Doukaev: We can say with certainty that Daghestan today is probably the most radicalized Russian republic. The so-called Salafis, the Wahhabis, they openly organize their meetings. The insurgency enjoys a certain amount of support from the population. There are various reasons why that's happening. We may talk a lot about the corruption, the economic situation, the police brutality etc.... The fact is that today Daghestan is the most unstable, the most violent, the most radicalized territory in the whole of the Russian Federation.

RFE/RL: Now of course these two young men were living in the United States, though it seems their families retained strong links to the North Caucasus. What do we know about the North Caucasus diaspora in the United States? Are ethnic Chechens the most numerous?

Doukaev: We don't know much about the diaspora. It's not very big. There were several waves of immigration. The first wave was after World War II, and this diaspora lives in New Jersey, mostly. I hear that there are small communities in various parts of the United States, in Portland, Oregon, in Boston -- by the way. But by and large, the Chechen community in the United States is very small and it's not really well organized. There are scattered communities in various parts of the States. I don't think they were in any way part of those communities, part of those diasporas. They had a kind of isolated existence in Massachusetts, mostly.

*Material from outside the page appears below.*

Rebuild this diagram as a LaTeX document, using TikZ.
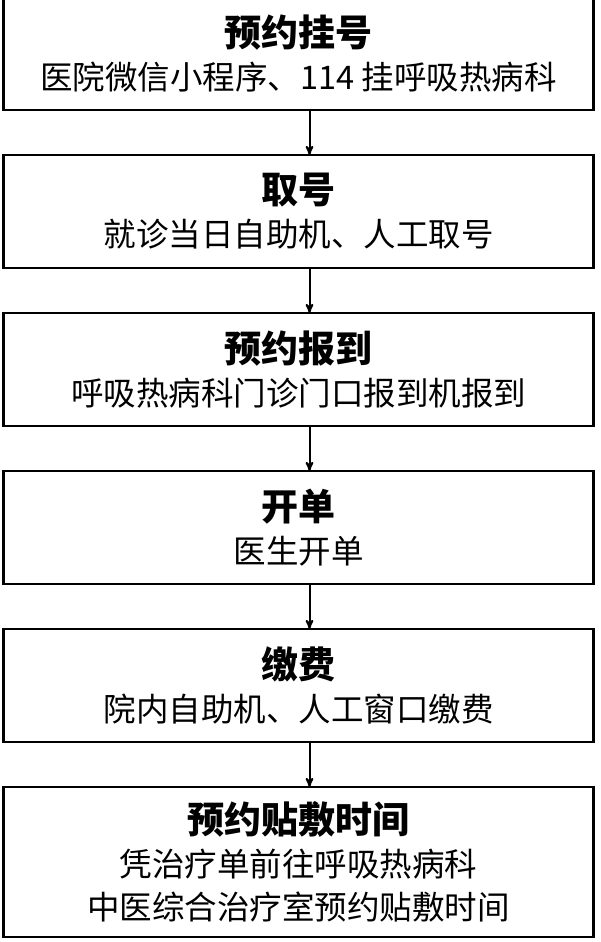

*CORRECTION: The interviewee initially quoted reports -- including from RFE/RL's Kyrgyz Service, quoting an Interior Ministry source -- suggesting that both Tsarnaev brothers were born in Kyrgyzstan. That information subsequently proved incorrect. Twenty-six-year-old Tamerlan Tsarnaev was born in Kyrgyzstan, near the border with Kazakhstan, and the surviving 19-year-old Dzhokhar Tsarnaev was born in the southern Russian republic of Daghestan, according to a relative interviewed by RFE/RL's Kyrgyz Service.